Optional (empirical-risk form):

$$ \begin{aligned} \mathcal{L}_{\text{MAP}}(\theta) &= \frac{1}{N}\sum_{i=1}^N (x_i^\top\theta - y_i)^2 + \lambda\|\theta\|_2^2, \\[4pt] \text{where}\quad \lambda &= \frac{\sigma^2}{N\tau^2}. \end{aligned} $$$$ \Rightarrow\quad (\tfrac{X^\top X}{N} + \lambda I)\theta = \tfrac{X^\top y}{N} \quad\Rightarrow\quad \boxed{\theta_{\text{MAP}} = (X^\top X + \lambda I)^{-1}X^\top y} $$

Summary

Ordinary Least Squares (OLS)
- Objective: $\displaystyle \min_w \frac{1}{n}\sum_{i=1}^n (x_i^\top w - y_i)^2$
- Regularization: None
- Closed form: $\displaystyle w = (X X^\top)^{-1} X y^\top$
Ridge Regression
- Objective: $\displaystyle \min_w \frac{1}{n}\sum_{i=1}^n (x_i^\top w - y_i)^2 + \lambda\|w\|_2^2$
- Regularization: $L_2$
- Closed form: $\displaystyle w = (X X^\top + \lambda I)^{-1} X y^\top$

References

Deisenroth, M. P., Faisal, A. A., & Ong, C. S. (2020).

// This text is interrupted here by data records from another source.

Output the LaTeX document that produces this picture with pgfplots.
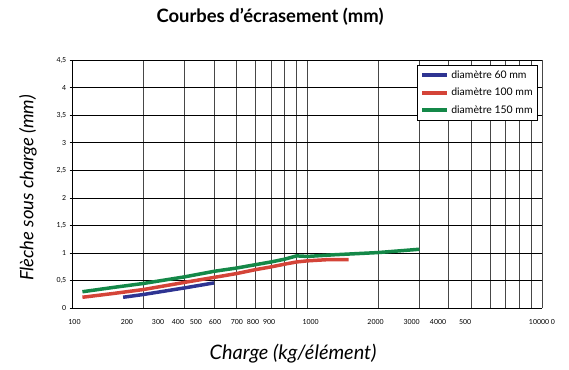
\documentclass[border=0pt]{standalone}
\usepackage{fontspec}
\setmainfont{Lato}
\usepackage{pgfplots}
\pgfplotsset{compat=1.18}
\definecolor{cblue}{RGB}{46,52,146}
\definecolor{cred}{RGB}{212,68,56}
\definecolor{cgreen}{RGB}{20,136,72}
\begin{document}
\begin{tikzpicture}
\path[use as bounding box] (0,0) rectangle (569bp,370bp);
\begin{axis}[
  at={(72.7bp,61.7bp)}, anchor=south west,
  scale only axis, width=469.3bp, height=248.3bp,
  xmode=log, xmin=100, xmax=10000, ymin=0, ymax=4.5,
  axis lines*=left,
  axis line style={black, line width=0.7bp},
  xtick={101.8,170.1,231,281,335,404,501,587,687,1033,1953,2783,3607,4701,10000},
  xticklabels={100,200,300,400,500,600,700,800,900,1000,2000,3000,4000,500,10000 0},
  minor xtick={200,300,400,500,600,700,800,900,1000,2000,3000,4000,5000,6000,7000,8000,9000,10000},
  xtick style={draw=none},
  minor tick length=0pt,
  xmajorgrids=false, xminorgrids=true,
  ytick={0,0.5,1,1.5,2,2.5,3,3.5,4,4.5},
  ymajorgrids=true,
  major grid style={black, line width=0.6bp},
  minor grid style={black!72, line width=0.8bp},
  ytick style={black, line width=0.6bp},
  tick align=center, major tick length=6bp,
  /pgf/number format/use comma,
  /pgf/number format/assume math mode=true,
  ticklabel style={font=\fontsize{7}{8}\selectfont},
  xticklabel style={yshift=-5bp},
  legend style={at={(1,1)}, anchor=north east, xshift=-4bp, yshift=-5bp,
    draw=black, line width=0.8bp, fill=white, font=\fontsize{10.5}{12}\selectfont,
    inner xsep=3bp, inner ysep=3bp, row sep=4.5bp},
  legend cell align=left,
  legend image code/.code={\draw[#1, line width=4bp] (0bp,0bp) -- (25bp,0bp);},
]
\addplot[cblue, line width=3.5bp, line join=round] coordinates {
 (164,0.20) (200,0.25) (300,0.37) (400,0.46)};
\addlegendentry{diamètre 60 mm}
\addplot[cred, line width=3.5bp, line join=round] coordinates {
 (110,0.20) (150,0.27) (200,0.34) (300,0.47) (400,0.56) (500,0.63) (600,0.70)
 (700,0.75) (800,0.80) (900,0.84) (1000,0.86) (1200,0.88) (1500,0.88)};
\addlegendentry{diamètre 100 mm}
\addplot[cgreen, line width=3.5bp, line join=round] coordinates {
 (110,0.30) (150,0.38) (200,0.45) (300,0.57) (400,0.67) (500,0.73) (600,0.79)
 (700,0.84) (800,0.89) (900,0.95) (1000,0.94) (1300,0.97) (2000,1.01) (3000,1.07)};
\addlegendentry{diamètre 150 mm}
\end{axis}
\node[font=\fontsize{18.5}{22}\selectfont\bfseries] at (270bp,353bp) {Courbes d’écrasement (mm)};
\node[font=\fontsize{20}{23}\selectfont\itshape] at (293bp,16bp) {Charge (kg/élément)};
\node[rotate=90, font=\fontsize{18.5}{22}\selectfont\itshape] at (28bp,182bp) {Flèche sous charge (mm)};
\end{tikzpicture}
\end{document}
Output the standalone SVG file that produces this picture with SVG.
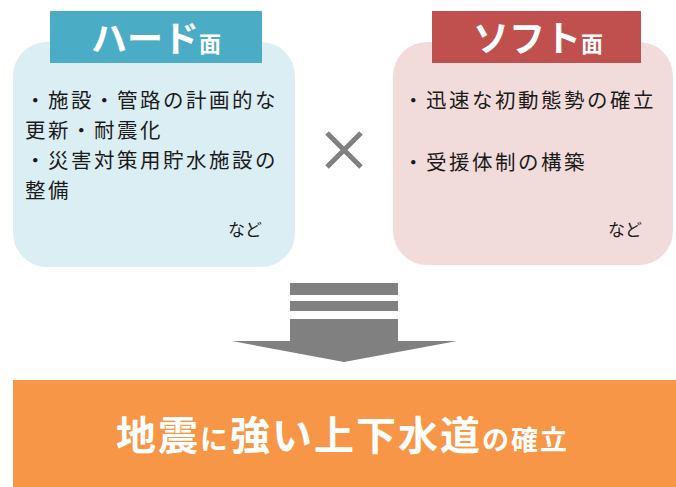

Mathematics for Machine Learning. Cambridge University Press.
Bishop, C. M. (2006). Pattern Recognition and Machine Learning. Springer.
Cornell University CS4780/5780: Machine Learning for Intelligent Systems Lecture Notes.